» Provided data:
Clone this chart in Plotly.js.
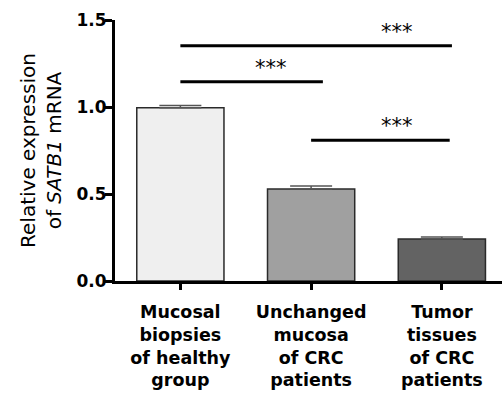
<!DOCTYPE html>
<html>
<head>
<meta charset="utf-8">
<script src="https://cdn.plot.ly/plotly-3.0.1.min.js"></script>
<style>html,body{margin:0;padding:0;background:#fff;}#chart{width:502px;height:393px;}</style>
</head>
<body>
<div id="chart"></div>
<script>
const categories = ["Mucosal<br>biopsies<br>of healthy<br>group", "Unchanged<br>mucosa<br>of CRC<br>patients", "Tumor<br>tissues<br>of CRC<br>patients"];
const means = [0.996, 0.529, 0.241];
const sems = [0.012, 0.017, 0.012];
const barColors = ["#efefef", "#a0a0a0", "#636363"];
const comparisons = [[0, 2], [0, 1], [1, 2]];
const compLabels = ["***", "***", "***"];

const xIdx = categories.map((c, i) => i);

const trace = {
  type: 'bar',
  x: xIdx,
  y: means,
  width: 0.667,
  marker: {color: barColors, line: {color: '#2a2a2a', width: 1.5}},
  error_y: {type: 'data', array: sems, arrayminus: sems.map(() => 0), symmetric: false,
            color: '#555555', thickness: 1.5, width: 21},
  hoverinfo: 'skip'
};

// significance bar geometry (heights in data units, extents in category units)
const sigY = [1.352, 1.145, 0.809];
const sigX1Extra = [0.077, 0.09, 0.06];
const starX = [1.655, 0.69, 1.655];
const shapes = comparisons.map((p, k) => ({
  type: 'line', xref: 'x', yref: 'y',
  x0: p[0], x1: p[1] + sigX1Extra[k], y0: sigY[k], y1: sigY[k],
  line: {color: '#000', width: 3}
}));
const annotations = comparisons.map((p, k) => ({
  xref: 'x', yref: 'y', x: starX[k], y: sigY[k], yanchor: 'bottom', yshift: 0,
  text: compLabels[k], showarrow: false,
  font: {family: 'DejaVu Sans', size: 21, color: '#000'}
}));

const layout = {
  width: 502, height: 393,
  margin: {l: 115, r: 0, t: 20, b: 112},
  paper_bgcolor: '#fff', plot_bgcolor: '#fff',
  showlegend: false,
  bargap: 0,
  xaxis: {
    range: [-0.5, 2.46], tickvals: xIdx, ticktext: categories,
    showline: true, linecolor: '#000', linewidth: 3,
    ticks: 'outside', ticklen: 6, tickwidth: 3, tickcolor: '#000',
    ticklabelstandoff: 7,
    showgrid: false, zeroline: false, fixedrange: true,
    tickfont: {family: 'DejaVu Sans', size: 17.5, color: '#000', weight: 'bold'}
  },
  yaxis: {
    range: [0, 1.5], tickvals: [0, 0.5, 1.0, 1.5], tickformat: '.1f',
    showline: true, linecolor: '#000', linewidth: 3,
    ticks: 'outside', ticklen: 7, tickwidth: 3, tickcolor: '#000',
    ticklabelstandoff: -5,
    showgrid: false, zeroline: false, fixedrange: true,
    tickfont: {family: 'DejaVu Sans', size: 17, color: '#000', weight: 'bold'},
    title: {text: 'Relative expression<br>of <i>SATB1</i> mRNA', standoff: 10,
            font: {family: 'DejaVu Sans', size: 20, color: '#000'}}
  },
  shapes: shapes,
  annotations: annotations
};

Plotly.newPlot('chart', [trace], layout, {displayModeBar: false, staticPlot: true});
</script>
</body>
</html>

» What to produce: Reproduce the whole listing above word for word, but not its pictures.

» Solved problem:
Clone this chart in Plotly.js.
<!DOCTYPE html>
<html>
<head>
<meta charset="utf-8">
<script src="https://cdn.plot.ly/plotly-3.0.1.min.js"></script>
<style>html,body{margin:0;padding:0;background:#fff;}#chart{width:502px;height:393px;}</style>
</head>
<body>
<div id="chart"></div>
<script>
const categories = ["Mucosal<br>biopsies<br>of healthy<br>group", "Unchanged<br>mucosa<br>of CRC<br>patients", "Tumor<br>tissues<br>of CRC<br>patients"];
const means = [0.996, 0.529, 0.241];
const sems = [0.012, 0.017, 0.012];
const barColors = ["#efefef", "#a0a0a0", "#636363"];
const comparisons = [[0, 2], [0, 1], [1, 2]];
const compLabels = ["***", "***", "***"];

const xIdx = categories.map((c, i) => i);

const trace = {
  type: 'bar',
  x: xIdx,
  y: means,
  width: 0.667,
  marker: {color: barColors, line: {color: '#2a2a2a', width: 1.5}},
  error_y: {type: 'data', array: sems, arrayminus: sems.map(() => 0), symmetric: false,
            color: '#555555', thickness: 1.5, width: 21},
  hoverinfo: 'skip'
};

// significance bar geometry (heights in data units, extents in category units)
const sigY = [1.352, 1.145, 0.809];
const sigX1Extra = [0.077, 0.09, 0.06];
const starX = [1.655, 0.69, 1.655];
const shapes = comparisons.map((p, k) => ({
  type: 'line', xref: 'x', yref: 'y',
  x0: p[0], x1: p[1] + sigX1Extra[k], y0: sigY[k], y1: sigY[k],
  line: {color: '#000', width: 3}
}));
const annotations = comparisons.map((p, k) => ({
  xref: 'x', yref: 'y', x: starX[k], y: sigY[k], yanchor: 'bottom', yshift: 0,
  text: compLabels[k], showarrow: false,
  font: {family: 'DejaVu Sans', size: 21, color: '#000'}
}));

const layout = {
  width: 502, height: 393,
  margin: {l: 115, r: 0, t: 20, b: 112},
  paper_bgcolor: '#fff', plot_bgcolor: '#fff',
  showlegend: false,
  bargap: 0,
  xaxis: {
    range: [-0.5, 2.46], tickvals: xIdx, ticktext: categories,
    showline: true, linecolor: '#000', linewidth: 3,
    ticks: 'outside', ticklen: 6, tickwidth: 3, tickcolor: '#000',
    ticklabelstandoff: 7,
    showgrid: false, zeroline: false, fixedrange: true,
    tickfont: {family: 'DejaVu Sans', size: 17.5, color: '#000', weight: 'bold'}
  },
  yaxis: {
    range: [0, 1.5], tickvals: [0, 0.5, 1.0, 1.5], tickformat: '.1f',
    showline: true, linecolor: '#000', linewidth: 3,
    ticks: 'outside', ticklen: 7, tickwidth: 3, tickcolor: '#000',
    ticklabelstandoff: -5,
    showgrid: false, zeroline: false, fixedrange: true,
    tickfont: {family: 'DejaVu Sans', size: 17, color: '#000', weight: 'bold'},
    title: {text: 'Relative expression<br>of <i>SATB1</i> mRNA', standoff: 10,
            font: {family: 'DejaVu Sans', size: 20, color: '#000'}}
  },
  shapes: shapes,
  annotations: annotations
};

Plotly.newPlot('chart', [trace], layout, {displayModeBar: false, staticPlot: true});
</script>
</body>
</html>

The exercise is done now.